Noch vor wenigen Jahrzehnten war die Balkanhalbinsel eine durchgehende Weidelandschaft ohne Trennung von Wald und Weide. Transhumanz (Wanderweidewirtschaft) wurde im grossen Stil praktiziert, ist aber heute beinahe zum Erliegen gekommen. Die 38,7 km2 grosse Karst-Talaufweitung Poljá in Bosnien-Herzegowina stellt eines der wenigen Beispiele im Westbalkan dar, wo sich die Transhumanz nach kriegsbedingtem Erliegen 1992-1995 in einer Phase der spontanen Erholung befindet.
Wie die Wanderweidewirtschaft die Zusammensetzung der Avifauna prägt und welche
Brutvogelarten einst und heute an die Transhumanz gekoppelt sind, wurde auf der Balkanhalbinsel kaum erforscht.
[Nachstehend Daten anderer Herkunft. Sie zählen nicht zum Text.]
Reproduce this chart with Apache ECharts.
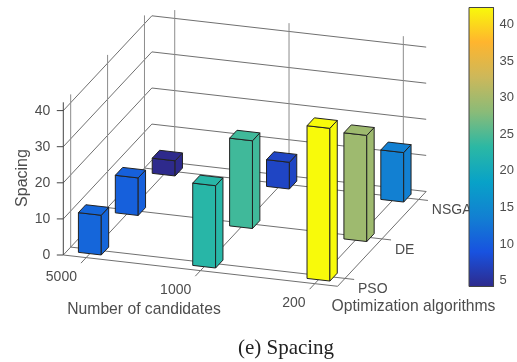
<!DOCTYPE html>
<html>
<head>
<meta charset="utf-8">
<script src="https://cdn.jsdelivr.net/npm/echarts@6/dist/echarts.min.js"></script>
<style>
html, body { margin: 0; padding: 0; background: #fff; }
#chart { width: 517px; height: 362px; }
</style>
</head>
<body>
<div id="chart"></div>
<script>
var candidates = ['5000', '1000', '200'];
var algorithms = ['PSO', 'DE', 'NSGA'];
var zTicks = [0, 10, 20, 30, 40];
var colorTicks = [5, 10, 15, 20, 25, 30, 35, 40];

var pso = [11, 22.8, 42.3];
var de = [10.4, 24.3, 29.4];
var nsga = [4.2, 7.4, 13.7];

var zMin = 4.2;
var zMax = 42.3;
var colormap = ['#2e2a8c', '#1852e0', '#1280d2', '#08a2c8', '#2bb8a4', '#8abb78', '#cdb85a', '#ffb52e', '#f8fa0a'];

// fake 3d: the plane of the picture is the hidden pixel axes, walls are at -0.2 .. 2.2
var origin = [63.3, 255];
var ux = [114.3, 13.04];
var uy = [36.9, -39.5];
var uz = -3.61;
var edge0 = -0.2;
var edge1 = 2.2;
var zTop = 42.3;
var barHalf = 0.1;
var font = '"Liberation Sans", Arial, sans-serif';

function project(i, j, z) {
  return [
    origin[0] + (i - edge0) * ux[0] + (j - edge0) * uy[0],
    origin[1] + (i - edge0) * ux[1] + (j - edge0) * uy[1] + z * uz
  ];
}

function line3d(api, a, b, color, width) {
  var p = api.coord(project(a[0], a[1], a[2]));
  var q = api.coord(project(b[0], b[1], b[2]));
  return {
    type: 'line',
    shape: { x1: p[0], y1: p[1], x2: q[0], y2: q[1] },
    style: { stroke: color, lineWidth: width, fill: null }
  };
}

function label(api, pos, dx, dy, text, align) {
  var p = api.coord(pos);
  return {
    type: 'text',
    x: p[0] + dx,
    y: p[1] + dy,
    style: {
      text: text,
      fill: '#4d4d4d',
      font: '14px ' + font,
      align: align,
      verticalAlign: 'middle'
    }
  };
}

function renderFrame(params, api) {
  var kids = [];
  var wallColor = '#707070';
  var gridColor = '#8c8c8c';
  var axisColor = '#444';
  zTicks.forEach(function (z) {
    if (z > 0) {
      kids.push(line3d(api, [edge0, edge0, z], [edge0, edge1, z], wallColor, 1));
      kids.push(line3d(api, [edge0, edge1, z], [edge1, edge1, z], wallColor, 1));
    }
    var p = api.coord(project(edge0, edge0, z));
    kids.push({
      type: 'line',
      shape: { x1: p[0] - 6.5, y1: p[1], x2: p[0], y2: p[1] },
      style: { stroke: axisColor, lineWidth: 1 }
    });
    kids.push(label(api, project(edge0, edge0, z), -13, 0.5, String(z), 'right'));
  });
  candidates.forEach(function (name, i) {
    kids.push(line3d(api, [i, edge1, 0], [i, edge1, zTop], gridColor, 1));
    kids.push(line3d(api, [i, edge0, 0], [i, edge1, 0], wallColor, 1));
    kids.push(line3d(api, [i, edge0, 0], [i, edge0 - 0.14, 0], wallColor, 1));
    kids.push(label(api, project(i, edge0, 0), -9.2, 19.5, name, 'right'));
  });
  algorithms.forEach(function (name, j) {
    kids.push(line3d(api, [edge0, j, 0], [edge0, j, zTop], gridColor, 1));
    kids.push(line3d(api, [edge0, j, 0], [edge1, j, 0], wallColor, 1));
    kids.push(line3d(api, [edge1, j, 0], [edge1 + 0.08, j, 0], wallColor, 1));
    kids.push(label(api, project(edge1, j, 0), 13, 11, name, 'left'));
  });
  kids.push(line3d(api, [edge0, edge1, 0], [edge1, edge1, 0], wallColor, 1));
  kids.push(line3d(api, [edge0, edge0, 0], [edge0, edge1, 0], wallColor, 1));
  kids.push(line3d(api, [edge0, edge0, 0], [edge1, edge0, 0], wallColor, 1));
  kids.push(line3d(api, [edge1, edge0, 0], [edge1, edge1, 0], wallColor, 1));
  kids.push(line3d(api, [edge0, edge0, 0], [edge0, edge0, zTop], axisColor, 1));
  return { type: 'group', children: kids };
}

function renderBar(params, api) {
  var i = api.value(0);
  var j = api.value(1);
  var v = api.value(2);
  var color = api.visual('color');
  function pts(list) {
    return list.map(function (c) { return api.coord(project(c[0], c[1], c[2])); });
  }
  var x0 = i - barHalf, x1 = i + barHalf, y0 = j - barHalf, y1 = j + barHalf;
  var faces = [
    [[x0, y0, 0], [x1, y0, 0], [x1, y0, v], [x0, y0, v]],
    [[x1, y0, 0], [x1, y1, 0], [x1, y1, v], [x1, y0, v]],
    [[x0, y0, v], [x1, y0, v], [x1, y1, v], [x0, y1, v]]
  ];
  return {
    type: 'group',
    children: faces.map(function (f) {
      return {
        type: 'polygon',
        shape: { points: pts(f) },
        style: { fill: color, stroke: '#222', lineWidth: 1, lineJoin: 'round' }
      };
    })
  };
}

// back row first so the front bars paint over it
var barData = [];
[nsga, de, pso].forEach(function (row, r) {
  var j = algorithms.length - 1 - r;
  row.forEach(function (v, i) {
    barData.push([i, j, v]);
  });
});

var colorStops = colormap.map(function (c, k) {
  return { offset: 1 - k / (colormap.length - 1), color: c };
}).reverse();

var chart = echarts.init(document.getElementById('chart'), null, { renderer: 'canvas' });
chart.setOption({
  animation: false,
  backgroundColor: '#fff',
  grid: [
    { left: 0, top: 0, width: 517, height: 362, show: false },
    { left: 469, top: 7.5, width: 28, height: 279, show: false, z: 5 }
  ],
  xAxis: [
    { type: 'value', gridIndex: 0, min: 0, max: 517, show: false },
    { type: 'category', gridIndex: 1, data: ['c'], show: false }
  ],
  yAxis: [
    { type: 'value', gridIndex: 0, min: 0, max: 362, inverse: true, show: false },
    {
      type: 'value',
      gridIndex: 1,
      min: zMin,
      max: zMax,
      position: 'right',
      splitLine: { show: false },
      axisLine: { show: true, lineStyle: { color: '#444' } },
      axisTick: { show: true, inside: true, length: 4, lineStyle: { color: '#444' }, customValues: colorTicks },
      axisLabel: {
        color: '#4d4d4d',
        fontSize: 13,
        fontFamily: font,
        margin: 6,
        customValues: colorTicks
      }
    }
  ],
  visualMap: {
    show: false,
    type: 'continuous',
    min: zMin,
    max: zMax,
    dimension: 2,
    seriesIndex: 1,
    inRange: { color: colormap }
  },
  series: [
    {
      type: 'custom',
      name: 'frame',
      xAxisIndex: 0,
      yAxisIndex: 0,
      data: [[0, 0]],
      clip: false,
      silent: true,
      renderItem: renderFrame
    },
    {
      type: 'custom',
      name: 'Spacing',
      xAxisIndex: 0,
      yAxisIndex: 0,
      data: barData,
      encode: { x: 0, y: 1 },
      clip: false,
      renderItem: renderBar
    },
    {
      type: 'custom',
      name: 'colorbar',
      xAxisIndex: 1,
      yAxisIndex: 1,
      z: 6,
      data: [[0, zMin, zMax]],
      renderItem: function (params, api) {
        var a = api.coord([0, api.value(1)]);
        var b = api.coord([0, api.value(2)]);
        return {
          type: 'rect',
          shape: { x: params.coordSys.x, y: b[1], width: params.coordSys.width, height: a[1] - b[1] },
          style: {
            fill: new echarts.graphic.LinearGradient(0, 0, 0, 1, colorStops),
            stroke: '#444',
            lineWidth: 1
          }
        };
      }
    }
  ],
  graphic: [
    { type: 'text', x: 23, y: 178, rotation: Math.PI / 2, style: { text: 'Spacing', fill: '#4d4d4d', font: '16px ' + font, align: 'center', verticalAlign: 'middle' } },
    { type: 'text', x: 144, y: 310, style: { text: 'Number of candidates', fill: '#4d4d4d', font: '15.7px ' + font, align: 'center', verticalAlign: 'middle' } },
    { type: 'text', x: 413.5, y: 307, style: { text: 'Optimization algorithms', fill: '#4d4d4d', font: '15.7px ' + font, align: 'center', verticalAlign: 'middle' } },
    { type: 'text', x: 286, y: 348, style: { text: '(e) Spacing', fill: '#222', font: '21px "Liberation Serif", "Times New Roman", serif', align: 'center', verticalAlign: 'middle' } }
  ]
});
</script>
</body>
</html>
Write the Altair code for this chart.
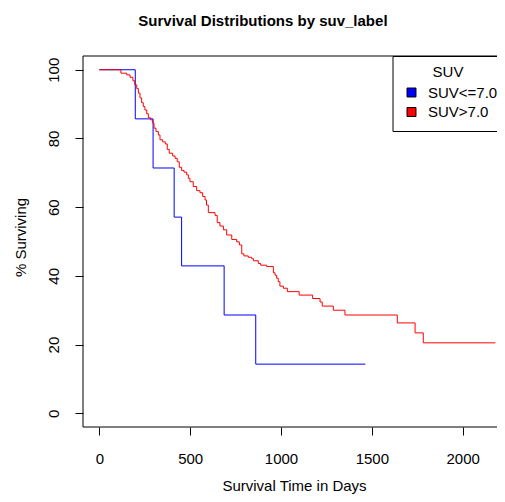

Die Ala unterstützt im Rahmen der Förderung für feldornithologische Untersuchungen (s. hier) ein Projekt von Borut Stumberger, welches folgenden Fragen nachgeht:
- Wie sieht eine heutige Transhumanzavifauna im Dinarischen Karst zwischen Italien und Albanien überhaupt aus?
- Welche Vogelarten werden durch den bestehenden Beweidungsdruck und die Form der Beweidung rezent erhalten, wie goss sind ihre Populationen?
- Wie soll die Beweidung der Karst-Talaufweitung der Poljá aussehen damit die bestehende Vogelfauna erhalten und in Zukunft auch durch fehlende Vogelarten wie die hier einst brütenden vier Geierarten ergänzt werden?
Dafür sollen andererseits bestehende ornithologischen Daten vom Ende des 19. Jh. bis heute ausgewertet werden, andererseits sollen Erhebung der Brutvögel und Nutztiere durchgeführt werden. Ziel ist die Erarbeitung eines Zonierungs- und Entwicklungskonzept, welches dem Umweltministerium bzw. der Verwaltung des Blidinje-Naturparks vorgelegt wird, um den Naturschutz durch die Transhumanz in der Poljá-Karstlandschaft zu fördern.
In den ersten beiden Aufnahmejahren (2018 und 2019) konnten im Untersuchungsgebiet jeweils mehr als 1000 Brutpaare von insgesamt mehr als 60 verschiedenen Arten nachgewiesen werden, darunter etliche Wachteln, Wachtelkönige, Tüpfelsumpfhühner und Uhus.